* _Challenge_: Retype, exactly as they stand, the lines from the start of the data to the line that contains "multialignment='right', linespacing=1.2)", both ends included. Leave the pictures out.

* _Supplied data_:
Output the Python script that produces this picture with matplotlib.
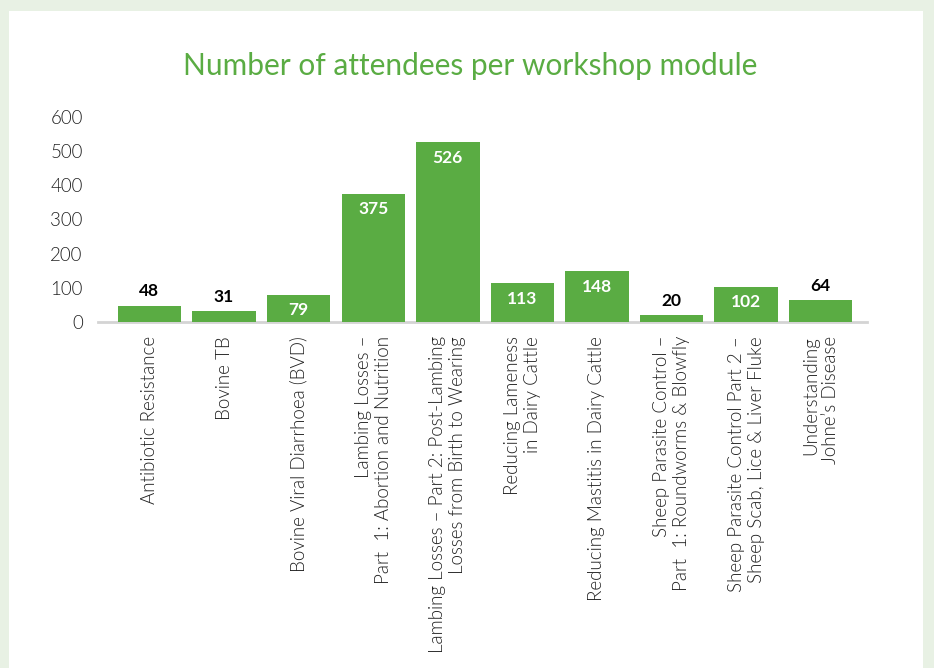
import matplotlib
matplotlib.use('Agg')
import matplotlib.pyplot as plt
from matplotlib.patches import Rectangle

# chart data
modules = [
    'Antibiotic Resistance',
    'Bovine TB',
    'Bovine Viral Diarrhoea (BVD)',
    'Lambing Losses –\nPart  1: Abortion and Nutrition',
    'Lambing Losses – Part 2: Post-Lambing\nLosses from Birth to Wearing',
    'Reducing Lameness\nin Dairy Cattle',
    'Reducing Mastitis in Dairy Cattle',
    'Sheep Parasite Control –\nPart  1: Roundworms & Blowfly',
    'Sheep Parasite Control Part 2 –\nSheep Scab, Lice & Liver Fluke',
    'Understanding\nJohne\u2019s Disease',
]
attendees = [48, 31, 79, 375, 526, 113, 148, 20, 102, 64]
y_ticks = [0, 100, 200, 300, 400, 500, 600]

GREEN = '#5aac43'
BORDER = '#e8f1e4'
TEXT = '#222222'

plt.rcParams['font.family'] = ['Lato', 'DejaVu Sans']

W, H = 934, 668
fig = plt.figure(figsize=(W / 100, H / 100), dpi=100)
fig.patch.set_facecolor(BORDER)
fig.patches.append(Rectangle((9 / W, 0), (923 - 9) / W, 1 - 11 / H,
                             transform=fig.transFigure, facecolor='white',
                             edgecolor='none', zorder=-5))

ax = fig.add_axes([98 / W, 1 - 322 / H, (867 - 98) / W, (322 - 117) / H])
ax.set_facecolor('none')

x = list(range(len(modules)))
ax.bar(x, attendees, width=0.85, color=GREEN, zorder=2)

ax.set_xlim(-0.69, 9.62)
ax.set_ylim(0, 600)
ax.set_yticks(y_ticks)
ax.set_yticklabels([str(v) for v in y_ticks], fontsize=13.5, color=TEXT,
                   fontweight=300)
ax.tick_params(axis='y', length=0, pad=11)
ax.tick_params(axis='x', length=0, pad=10)
ax.set_xticks(x)
ax.set_xticklabels(modules, rotation=90, fontsize=13.5, color=TEXT,
                   fontweight=300, ha='center', va='top',
                   multialignment='right', linespacing=1.2)

for s in ['top', 'right', 'left']:
    ax.spines[s].set_visible(False)
ax.spines['bottom'].set_color('#d4d4d4')
ax.spines['bottom'].set_linewidth(2)
ax.spines['bottom'].set_zorder(1)

# value labels: inside for tall bars, above for short ones
for xi, v in zip(x, attendees):
    if v >= 70:
        ax.annotate(str(v), (xi, v), xytext=(0, -11), textcoords='offset points',
                    ha='center', va='center', color='white',
                    fontsize=12.5, fontweight='bold', zorder=3)
    else:
        ax.annotate(str(v), (xi, v), xytext=(0, 10.5), textcoords='offset points',
                    ha='center', va='center', color='black',
                    fontsize=12.5, fontweight='bold', zorder=3)

fig.text(470 / W, 1 - 66 / H, 'Number of attendees per workshop module',
         ha='center', va='center', color=GREEN, fontsize=21.5)

fig.savefig('out.png', dpi=100, facecolor=fig.get_facecolor())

* _Exercise solution_:
Output the Python script that produces this picture with matplotlib.
import matplotlib
matplotlib.use('Agg')
import matplotlib.pyplot as plt
from matplotlib.patches import Rectangle

# chart data
modules = [
    'Antibiotic Resistance',
    'Bovine TB',
    'Bovine Viral Diarrhoea (BVD)',
    'Lambing Losses –\nPart  1: Abortion and Nutrition',
    'Lambing Losses – Part 2: Post-Lambing\nLosses from Birth to Wearing',
    'Reducing Lameness\nin Dairy Cattle',
    'Reducing Mastitis in Dairy Cattle',
    'Sheep Parasite Control –\nPart  1: Roundworms & Blowfly',
    'Sheep Parasite Control Part 2 –\nSheep Scab, Lice & Liver Fluke',
    'Understanding\nJohne\u2019s Disease',
]
attendees = [48, 31, 79, 375, 526, 113, 148, 20, 102, 64]
y_ticks = [0, 100, 200, 300, 400, 500, 600]

GREEN = '#5aac43'
BORDER = '#e8f1e4'
TEXT = '#222222'

plt.rcParams['font.family'] = ['Lato', 'DejaVu Sans']

W, H = 934, 668
fig = plt.figure(figsize=(W / 100, H / 100), dpi=100)
fig.patch.set_facecolor(BORDER)
fig.patches.append(Rectangle((9 / W, 0), (923 - 9) / W, 1 - 11 / H,
                             transform=fig.transFigure, facecolor='white',
                             edgecolor='none', zorder=-5))

ax = fig.add_axes([98 / W, 1 - 322 / H, (867 - 98) / W, (322 - 117) / H])
ax.set_facecolor('none')

x = list(range(len(modules)))
ax.bar(x, attendees, width=0.85, color=GREEN, zorder=2)

ax.set_xlim(-0.69, 9.62)
ax.set_ylim(0, 600)
ax.set_yticks(y_ticks)
ax.set_yticklabels([str(v) for v in y_ticks], fontsize=13.5, color=TEXT,
                   fontweight=300)
ax.tick_params(axis='y', length=0, pad=11)
ax.tick_params(axis='x', length=0, pad=10)
ax.set_xticks(x)
ax.set_xticklabels(modules, rotation=90, fontsize=13.5, color=TEXT,
                   fontweight=300, ha='center', va='top',
                   multialignment='right', linespacing=1.2)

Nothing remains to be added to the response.